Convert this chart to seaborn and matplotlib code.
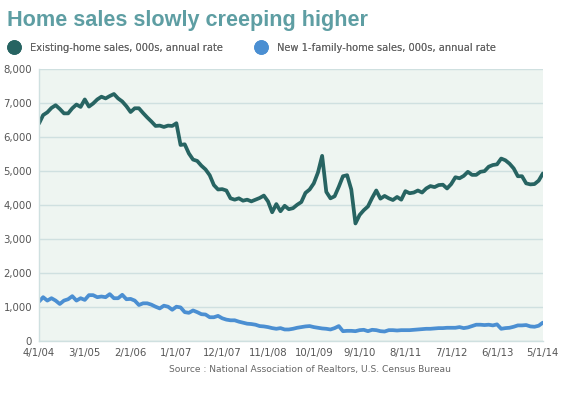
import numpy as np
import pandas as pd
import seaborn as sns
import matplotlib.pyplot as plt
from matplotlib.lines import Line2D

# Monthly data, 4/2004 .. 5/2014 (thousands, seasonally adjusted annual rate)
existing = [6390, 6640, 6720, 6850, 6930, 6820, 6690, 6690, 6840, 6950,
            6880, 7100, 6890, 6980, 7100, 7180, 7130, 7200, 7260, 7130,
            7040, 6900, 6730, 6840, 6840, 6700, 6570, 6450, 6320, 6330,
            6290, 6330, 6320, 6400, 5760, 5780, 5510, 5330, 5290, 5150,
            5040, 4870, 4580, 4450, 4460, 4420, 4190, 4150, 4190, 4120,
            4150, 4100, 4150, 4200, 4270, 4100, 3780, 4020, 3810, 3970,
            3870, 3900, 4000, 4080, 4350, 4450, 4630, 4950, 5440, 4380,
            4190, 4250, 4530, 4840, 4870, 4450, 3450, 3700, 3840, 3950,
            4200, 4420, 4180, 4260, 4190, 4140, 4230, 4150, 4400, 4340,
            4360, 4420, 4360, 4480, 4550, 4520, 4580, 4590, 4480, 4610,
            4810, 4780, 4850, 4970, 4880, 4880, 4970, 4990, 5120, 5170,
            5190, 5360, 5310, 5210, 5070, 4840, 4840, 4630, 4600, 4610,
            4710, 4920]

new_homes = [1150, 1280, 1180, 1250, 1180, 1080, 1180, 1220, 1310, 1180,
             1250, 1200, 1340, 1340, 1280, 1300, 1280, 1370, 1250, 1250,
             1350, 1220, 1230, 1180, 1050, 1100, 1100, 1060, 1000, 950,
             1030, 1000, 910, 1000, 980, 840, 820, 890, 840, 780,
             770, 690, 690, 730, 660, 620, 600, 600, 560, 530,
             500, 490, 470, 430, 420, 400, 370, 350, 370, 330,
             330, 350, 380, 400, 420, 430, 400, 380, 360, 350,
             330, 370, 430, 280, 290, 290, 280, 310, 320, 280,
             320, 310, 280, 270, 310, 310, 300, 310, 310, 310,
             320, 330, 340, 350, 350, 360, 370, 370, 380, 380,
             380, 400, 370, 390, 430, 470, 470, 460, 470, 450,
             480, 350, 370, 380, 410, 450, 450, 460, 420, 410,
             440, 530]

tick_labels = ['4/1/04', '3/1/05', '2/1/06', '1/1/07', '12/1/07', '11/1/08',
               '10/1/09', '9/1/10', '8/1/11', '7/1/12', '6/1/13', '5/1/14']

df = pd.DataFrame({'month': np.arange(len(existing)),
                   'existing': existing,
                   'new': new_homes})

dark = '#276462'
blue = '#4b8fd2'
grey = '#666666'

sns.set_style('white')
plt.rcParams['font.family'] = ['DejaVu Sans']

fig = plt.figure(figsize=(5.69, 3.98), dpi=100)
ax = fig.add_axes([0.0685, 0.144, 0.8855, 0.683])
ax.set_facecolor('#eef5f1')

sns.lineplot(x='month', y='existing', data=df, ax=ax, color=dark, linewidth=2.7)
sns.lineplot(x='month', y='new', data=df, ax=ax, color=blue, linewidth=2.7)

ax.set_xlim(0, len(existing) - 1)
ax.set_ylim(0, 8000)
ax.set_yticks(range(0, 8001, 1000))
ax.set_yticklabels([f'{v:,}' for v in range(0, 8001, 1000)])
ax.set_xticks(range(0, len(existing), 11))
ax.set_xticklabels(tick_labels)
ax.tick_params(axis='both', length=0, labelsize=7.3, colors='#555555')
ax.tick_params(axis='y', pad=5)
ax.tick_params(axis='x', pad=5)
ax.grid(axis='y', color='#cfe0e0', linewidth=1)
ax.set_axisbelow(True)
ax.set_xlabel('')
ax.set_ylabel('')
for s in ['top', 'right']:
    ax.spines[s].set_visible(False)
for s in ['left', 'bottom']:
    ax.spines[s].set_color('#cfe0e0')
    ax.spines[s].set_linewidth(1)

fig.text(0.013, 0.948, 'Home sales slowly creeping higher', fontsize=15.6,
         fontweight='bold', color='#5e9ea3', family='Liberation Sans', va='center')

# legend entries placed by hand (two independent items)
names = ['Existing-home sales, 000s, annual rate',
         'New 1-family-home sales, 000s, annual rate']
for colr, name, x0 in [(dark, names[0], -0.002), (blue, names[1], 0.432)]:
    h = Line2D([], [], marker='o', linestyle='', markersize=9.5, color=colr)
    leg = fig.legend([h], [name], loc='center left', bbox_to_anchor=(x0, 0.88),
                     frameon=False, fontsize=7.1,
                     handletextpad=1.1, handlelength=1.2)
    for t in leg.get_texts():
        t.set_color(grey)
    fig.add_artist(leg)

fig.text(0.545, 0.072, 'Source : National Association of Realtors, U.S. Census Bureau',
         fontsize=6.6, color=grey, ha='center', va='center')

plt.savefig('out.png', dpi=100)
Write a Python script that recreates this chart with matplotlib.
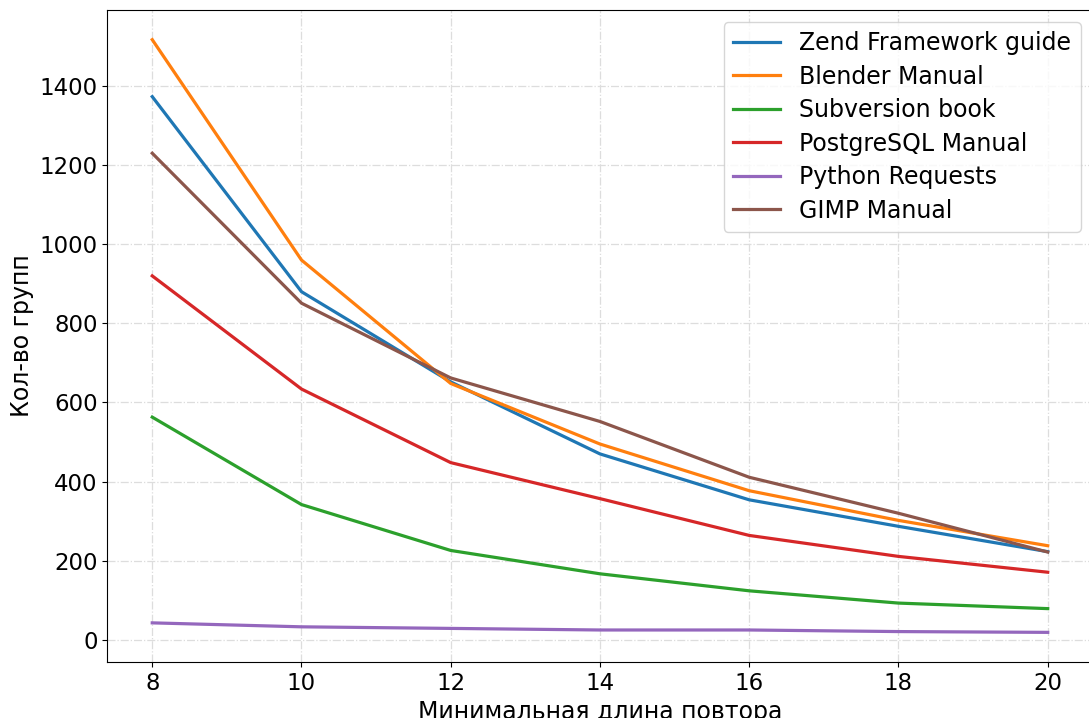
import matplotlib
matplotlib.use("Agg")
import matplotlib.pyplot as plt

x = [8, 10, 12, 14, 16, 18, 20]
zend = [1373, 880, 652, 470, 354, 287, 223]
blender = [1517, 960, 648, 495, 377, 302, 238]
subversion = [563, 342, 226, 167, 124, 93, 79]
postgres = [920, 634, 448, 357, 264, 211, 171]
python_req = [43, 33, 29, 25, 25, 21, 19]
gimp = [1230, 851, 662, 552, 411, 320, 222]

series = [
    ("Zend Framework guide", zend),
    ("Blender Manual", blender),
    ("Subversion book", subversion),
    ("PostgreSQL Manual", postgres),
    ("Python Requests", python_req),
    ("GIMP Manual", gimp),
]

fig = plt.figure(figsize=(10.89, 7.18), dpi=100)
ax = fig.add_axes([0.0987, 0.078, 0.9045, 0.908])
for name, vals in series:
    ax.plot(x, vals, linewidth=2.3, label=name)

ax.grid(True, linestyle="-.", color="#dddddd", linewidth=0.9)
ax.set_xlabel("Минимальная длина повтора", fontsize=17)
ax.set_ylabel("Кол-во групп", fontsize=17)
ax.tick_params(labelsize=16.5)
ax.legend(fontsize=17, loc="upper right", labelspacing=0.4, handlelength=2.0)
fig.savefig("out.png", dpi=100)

☆ ☆ ☆ ☆ ☆ ☆ ☆

# [DIRECTIONS FOR THIS TASK]
Above are the records; repeat their lines from the first through the line containing "4710, 4920]", and leave out each picture.

# [FINAL RESULT]
Convert this chart to seaborn and matplotlib code.
import numpy as np
import pandas as pd
import seaborn as sns
import matplotlib.pyplot as plt
from matplotlib.lines import Line2D

# Monthly data, 4/2004 .. 5/2014 (thousands, seasonally adjusted annual rate)
existing = [6390, 6640, 6720, 6850, 6930, 6820, 6690, 6690, 6840, 6950,
            6880, 7100, 6890, 6980, 7100, 7180, 7130, 7200, 7260, 7130,
            7040, 6900, 6730, 6840, 6840, 6700, 6570, 6450, 6320, 6330,
            6290, 6330, 6320, 6400, 5760, 5780, 5510, 5330, 5290, 5150,
            5040, 4870, 4580, 4450, 4460, 4420, 4190, 4150, 4190, 4120,
            4150, 4100, 4150, 4200, 4270, 4100, 3780, 4020, 3810, 3970,
            3870, 3900, 4000, 4080, 4350, 4450, 4630, 4950, 5440, 4380,
            4190, 4250, 4530, 4840, 4870, 4450, 3450, 3700, 3840, 3950,
            4200, 4420, 4180, 4260, 4190, 4140, 4230, 4150, 4400, 4340,
            4360, 4420, 4360, 4480, 4550, 4520, 4580, 4590, 4480, 4610,
            4810, 4780, 4850, 4970, 4880, 4880, 4970, 4990, 5120, 5170,
            5190, 5360, 5310, 5210, 5070, 4840, 4840, 4630, 4600, 4610,
            4710, 4920]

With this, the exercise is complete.